Last night we went to the DMB concert and B got plenty drunk. Stupid drunk, emotional drunk, scowling drunk. Annoying drunk, as far as I was concerned. I hate having to babysit him. But it got pretty bad when he started with the "why does there have to be a baby in there" thing. And the "I still love you even though you're fat," which was actually his apology from "you're fat." I'm gonna skip that and go to my next thought. He embarassed the hell out of me. In public. Again. Some more. I'm not sure which is more embarassing, though – the things he says and does, or the fact that I let him do that. But I guess I feel trapped because if I make a big deal, it causes a scene, which encourages him and draws even more attention. He was actually nicer …

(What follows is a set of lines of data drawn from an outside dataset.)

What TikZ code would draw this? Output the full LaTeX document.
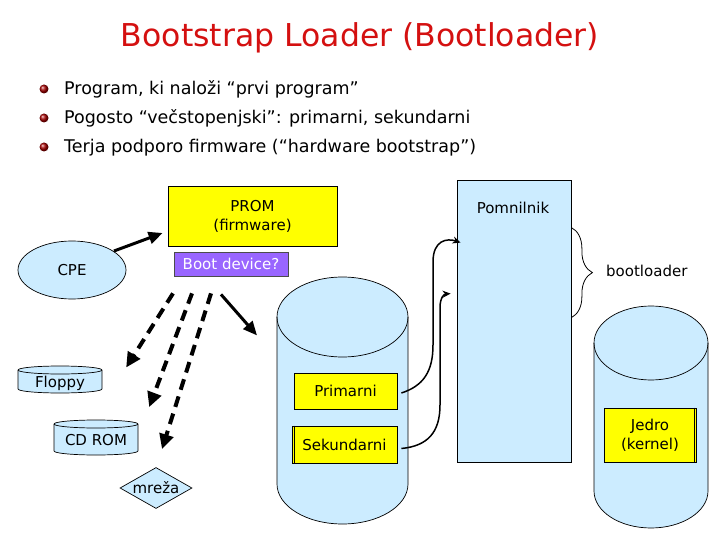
\documentclass[tikz,border=0pt]{standalone}
\usepackage{fontspec}
\setmainfont{DejaVu Sans}
\usetikzlibrary{arrows.meta,shapes.geometric,decorations.pathreplacing,calc}
\definecolor{lblue}{RGB}{204,236,255}
\definecolor{titred}{RGB}{212,16,16}
\definecolor{bootpurple}{RGB}{153,102,255}
\definecolor{pyellow}{RGB}{255,255,0}
\newcommand\mycyl[5]{%
  \pgfmathsetmacro\cxr{(#2-#1)/2}%
  \filldraw[cylstyle] (#1,-#3) -- (#1,-#4) arc[start angle=180,end angle=360,x radius=\cxr,y radius=#5] -- (#2,-#3) arc[start angle=0,end angle=180,x radius=\cxr,y radius=#5] -- cycle;
  \draw[cylstyle,fill=none] (#1,-#3) arc[start angle=180,end angle=360,x radius=\cxr,y radius=#5];
}
\tikzset{
  cylstyle/.style={fill=lblue,draw=black,line width=0.7pt},
  lbl/.style={font=\fontsize{15}{19}\selectfont,align=center,inner sep=0pt},
  ybox/.style={draw=black,line width=0.8pt,fill=pyellow,inner sep=0pt,font=\fontsize{15}{19}\selectfont,align=center},
  bul/.style={font=\fontsize{17.5}{21}\selectfont,anchor=base west,inner sep=0pt},
  dasharr/.style={line width=4pt,dash pattern=on 11pt off 7pt,-{Triangle[length=15pt,width=14pt]}},
  solarr/.style={line width=3pt,-{Triangle[length=14pt,width=12pt]}},
  thinarr/.style={line width=1.5pt,-{Stealth[length=8pt,width=7pt]}},
}
\begin{document}
\begin{tikzpicture}[x=1pt,y=1pt]
\useasboundingbox (0,0) rectangle (720,-540);
% title
\node[font=\fontsize{31.5}{36}\selectfont,text=titred,anchor=base,inner sep=0pt] (title) at (360,-47) {Bootstrap Loader (Bootloader)};
% bullets
\foreach \yy in {89,118,147}{\shade[ball color=red!65!black] (44,-\yy) circle (4.5);}
\node[bul] (b1) at (64,-95) {Program, ki naloži “prvi program”};
\node[bul] (b2) at (64,-124) {Pogosto “večstopenjski”: primarni, sekundarni};
\node[bul] (b3) at (64,-153) {Terja podporo firmware (“hardware bootstrap”)};
% cylinders
\mycyl{277}{408}{317}{484}{40}
\mycyl{594}{708}{343}{491}{37}
\mycyl{18}{102}{370}{389}{4}
\mycyl{54}{138}{424}{451}{4}
\node[lbl] (floppy) at (60,-383) {Floppy};
\node[lbl] (cdrom) at (96,-440) {CD ROM};
% memory
\node[draw=black,line width=0.8pt,fill=lblue,minimum width=114pt,minimum height=282pt,inner sep=0pt] (pom) at (514,-321) {};
\node[lbl] (pomlabel) at (513,-208) {Pomnilnik};
\draw[line width=0.8pt,decorate,decoration={brace,amplitude=21pt}] ($(pom.north east)+(0,-48)$) -- ($(pom.north east)+(0,-138)$);
\node[lbl,anchor=west] (bl) at (606,-271) {bootloader};
% PROM
\node[ybox,minimum width=169pt,minimum height=60pt] (prom) at (252.5,-216) {PROM\\(firmware)};
\node[draw=black!70,line width=0.8pt,fill=bootpurple,text=white,minimum width=114pt,minimum height=24pt,inner sep=0pt,font=\fontsize{15}{19}\selectfont] (boot) at (231,-264) {Boot device?};
% CPE
\node[ellipse,draw=black,line width=0.7pt,fill=lblue,minimum width=108pt,minimum height=58pt,inner sep=0pt,font=\fontsize{15}{19}\selectfont] (cpe) at (72,-270) {CPE};
% mreza
\node[diamond,draw=black,line width=0.7pt,fill=lblue,aspect=1.75,minimum width=72pt,minimum height=41pt,inner sep=0pt,font=\fontsize{15}{19}\selectfont] (mreza) at (156,-488) {mreža};
% yellow boxes
\node[ybox,minimum width=103pt,minimum height=36pt] (prim) at (345.5,-391) {Primarni};
\node[ybox,minimum width=105pt,minimum height=37pt] (sek) at (344.5,-444.5) {Sekundarni};
\draw[line width=0.6pt] ($(sek.north west)+(2.5,0)$) -- ($(sek.south west)+(2.5,0)$);
\node[ybox,minimum width=92pt,minimum height=54pt] (jedro) at (650,-435) {Jedro\\(kernel)};
\draw[line width=0.6pt] ($(jedro.north east)+(-2.5,0)$) -- ($(jedro.south east)+(-2.5,0)$);
% arrows
\draw[solarr] ($(cpe.center)+(42,19)$) -- ($(prom.west)+(-5,-17)$);
\draw[dasharr] ($(boot.south)+(-58,-17)$) -- ($(floppy.north east)+(41,8)$);
\draw[dasharr] ($(boot.south)+(-39,-17)$) -- ($(cdrom.north east)+(22,27)$);
\draw[dasharr] ($(boot.south)+(-20,-17)$) -- ($(mreza.north)+(6,18)$);
\draw[solarr] ($(boot.south)+(-10,-18)$) -- ($(boot.south)+(26,-59)$);
\draw[thinarr] ($(prim.east)+(4,-2)$) .. controls (423,-386) and (433,-372) .. (433,-345) -- (433,-262) .. controls (433,-240) and (447,-238) .. ($(pom.north west)+(4,-63)$);
\draw[thinarr] ($(sek.east)+(4,-4)$) .. controls (428,-446) and (440,-432) .. (440,-405) -- (440,-308) .. controls (440,-296) and (445,-294) .. ($(pom.north west)+(-6,-114)$);
\end{tikzpicture}
\end{document}
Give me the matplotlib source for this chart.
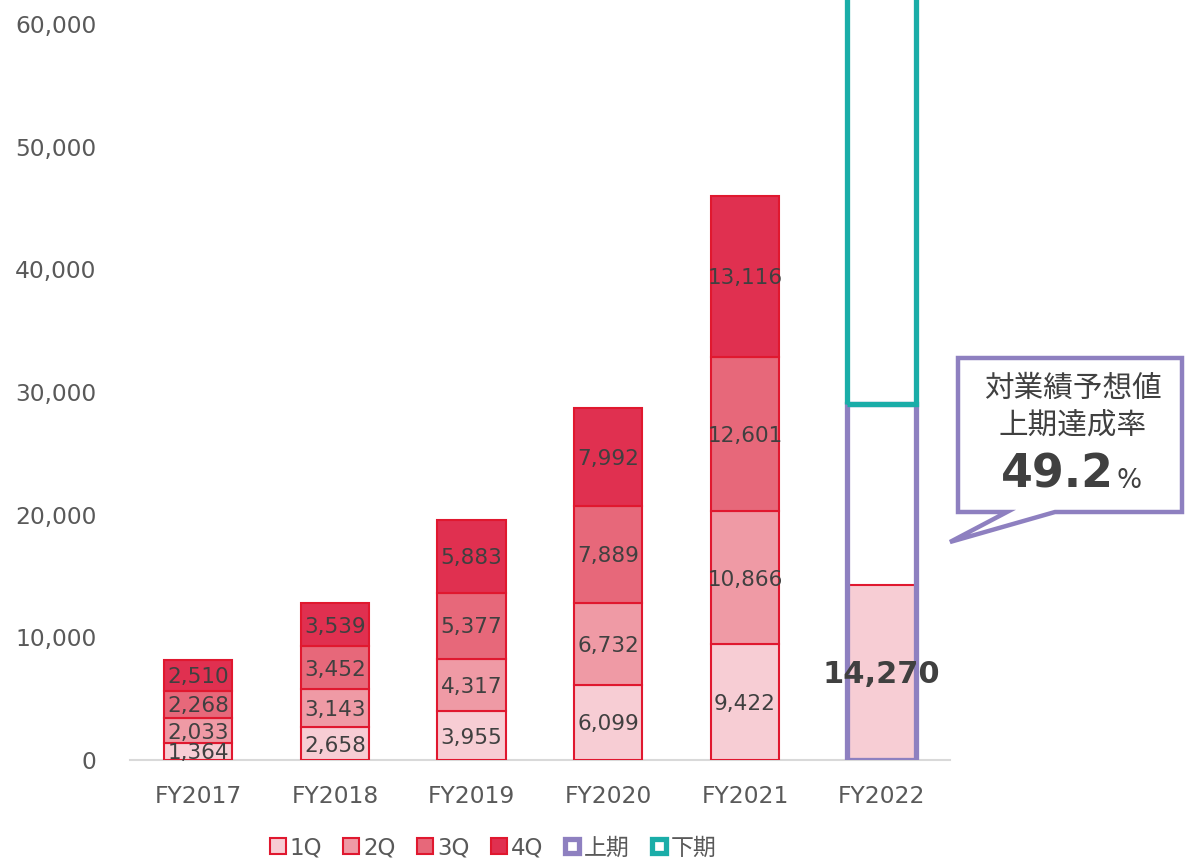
import matplotlib
matplotlib.use("Agg")
import matplotlib.pyplot as plt
from matplotlib.patches import Polygon
from matplotlib.lines import Line2D
import numpy as np

plt.rcParams['font.family'] = ['DejaVu Sans', 'Noto Sans CJK JP']

# ---- data ----
years = ["FY2017", "FY2018", "FY2019", "FY2020", "FY2021"]
q1 = [1364, 2658, 3955, 6099, 9422]
q2 = [2033, 3143, 4317, 6732, 10866]
q3 = [2268, 3452, 5377, 7889, 12601]
q4 = [2510, 3539, 5883, 7992, 13116]
fy2022_label = "FY2022"
fy2022_h1_actual = 14270
fy2022_h1_forecast = 29000
fy2022_h2_forecast = 35000  # extends beyond visible range
series_names = ["1Q", "2Q", "3Q", "4Q", "上期", "下期"]

# ---- style ----
c_q = ["#F7CDD4", "#EF9AA5", "#E7687A", "#E03050"]
c_edge = "#E0182F"
c_h1 = "#8E80C0"
c_h2 = "#1AADA8"
c_text = "#404040"
c_tick = "#595959"

W, H = 1186, 861
fig = plt.figure(figsize=(W / 100, H / 100), dpi=100)
ax = fig.add_axes([130 / W, 1 - 760 / H, (950 - 130) / W, 760 / H])

x = np.arange(len(years) + 1)
bw = 0.5
bottom = np.zeros(len(years))
for vals, col in zip([q1, q2, q3, q4], c_q):
    vals = np.array(vals)
    ax.bar(x[:-1], vals, bottom=bottom, width=bw, color=col, edgecolor=c_edge,
           linewidth=1.5, zorder=3)
    for xi, b, v in zip(x[:-1], bottom, vals):
        ax.text(xi, b + v / 2 - 150, f"{v:,}", ha='center', va='center',
                fontsize=15.5, color=c_text, zorder=5)
    bottom = bottom + vals

# FY2022
ax.bar(x[-1], fy2022_h1_actual, width=bw, color=c_q[0], edgecolor=c_edge,
       linewidth=1.5, zorder=3)
ax.bar(x[-1], fy2022_h1_forecast, width=bw, fill=False, edgecolor=c_h1,
       linewidth=3.8, zorder=4)
ax.bar(x[-1], fy2022_h2_forecast, bottom=fy2022_h1_forecast, width=bw,
       fill=False, edgecolor=c_h2, linewidth=3.8, zorder=4)
ax.text(x[-1], fy2022_h1_actual / 2 - 200, f"{fy2022_h1_actual:,}", ha='center',
        va='center', fontsize=22, fontweight='bold', color=c_text, zorder=6)

ax.set_xlim(-0.5, len(x) - 0.5)
ax.set_ylim(0, 61957)
ax.set_xticks(x)
ax.set_xticklabels(years + [fy2022_label])
ax.set_yticks(np.arange(0, 60001, 10000))
ax.set_yticklabels([f"{v:,}" for v in range(0, 60001, 10000)])
ax.tick_params(axis='both', length=0, labelsize=16.8, labelcolor=c_tick)
ax.tick_params(axis='y', pad=24)
ax.tick_params(axis='x', pad=18)
for s in ['top', 'right', 'left']:
    ax.spines[s].set_visible(False)
ax.spines['bottom'].set_color('#D9D9D9')
ax.spines['bottom'].set_linewidth(1.5)
ax.spines['bottom'].set_zorder(2)

# ---- callout ----
pts_px = [(958, 358), (1182, 358), (1182, 512), (1055, 512), (950, 542),
          (1007, 512), (958, 512)]
pts = [(px / W, 1 - py / H) for px, py in pts_px]
fig.patches.append(Polygon(pts, closed=True, facecolor='white', edgecolor=c_h1,
                           linewidth=3.2, transform=fig.transFigure,
                           joinstyle='miter', zorder=10))
rate = fy2022_h1_actual / fy2022_h1_forecast * 100
cx = 1073 / W
fig.text(cx, 1 - 388 / H, "対業績予想値", ha='center', va='center', fontsize=21.3,
         color=c_text, family=['Noto Sans CJK JP'], zorder=11)
fig.text(cx, 1 - 425 / H, "上期達成率", ha='center', va='center', fontsize=21.3,
         color=c_text, family=['Noto Sans CJK JP'], zorder=11)
fig.text(1114 / W, 1 - 488 / H, f"{rate:.1f}", ha='right', va='baseline',
         fontsize=33, fontweight='bold', color=c_text, zorder=11)
fig.text(1116 / W, 1 - 488 / H, "%", ha='left', va='baseline',
         fontsize=19, color=c_text, zorder=11)

# ---- legend ----
handles = []
for col in c_q:
    handles.append(Line2D([], [], linestyle='none', marker='s', markersize=11,
                          markerfacecolor=col, markeredgecolor=c_edge,
                          markeredgewidth=1.5))
for col in [c_h1, c_h2]:
    handles.append(Line2D([], [], linestyle='none', marker='s', markersize=10,
                          markerfacecolor='white', markeredgecolor=col,
                          markeredgewidth=3.8))
fig.legend(handles, series_names, loc='center', ncol=6,
           bbox_to_anchor=(493 / W, 1 - 848 / H), frameon=False,
           fontsize=16.5, labelcolor=c_tick, handlelength=0.75,
           handletextpad=0.15, columnspacing=0.9, borderaxespad=0)

fig.savefig("out.png", dpi=100)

I decided to skip past that because as I was typing it hit me. I'm justifying what he says because it's nicer than the other, nastier things he says? Really? And I'm actually responding to his questions and comments, instead of punching him? I mean, I think I'm putting up with a lot more than I should, and using the "it's only a few more months" excuse to ignore it. I mean, why should I put up with it at all, for ANY amount of time? I don't deserve to feel like shit because he thinks I'm fat. And there is no such thing as "nicer" when the words are what they are here. If you love someone, why on earth would you treat them like that? Why would you be OKAY letting them feel like I feel right now? And why would you ever allow yourself to be the person who makes them feel that way? In this case, though, he's the ONLY person who treats me like that. His brother, hell, even his own father, are nicer toward me. His brother actually treats me like a queen, offering his seat, getting me a glass of water without even asking, those kind of things make me just want to smile and say thank you. Even his dad, with his comments about me having gained weight, at least says "it's temporary." Which, coming from him, is about as positive as it gets. But my husband, the one I adore more than anyone, the one who always loved me for who I am, is the one who treats me like crap. He doesn't give a shit about hurting me (ie squeezing my tit, or my belly, for that matter?), he won't get up to let me sit down, he's never opened doors for me, he won't walk slower to let me keep up, he gets irritated when I can't do things I used to be able to do. I mean, I can't even wash the damn dishes without getting a back ache because of the way I have to lean against the counter. But I don't need him to be a gentleman, that would just be a bonus. What I do need is for the man I love to buck up and at least be respectful enough to treat me properly. I don't need to be spoiled, but I do need to walk slower and sit down more often, and I need some help reaching the higher shelves. And I deserve to have those things without a tirade of "it's not MY fault you're too fat to do this or that."
(would have continuted it with the following):
… He was actually nicer last night than a lot of nights, because he wasn't just bitching about it, he was actually trying to put it in the context of "it's okay." Kind of. And his "why do you have to be pregnant" comments were more like half-assed attempts to continue the way he has been.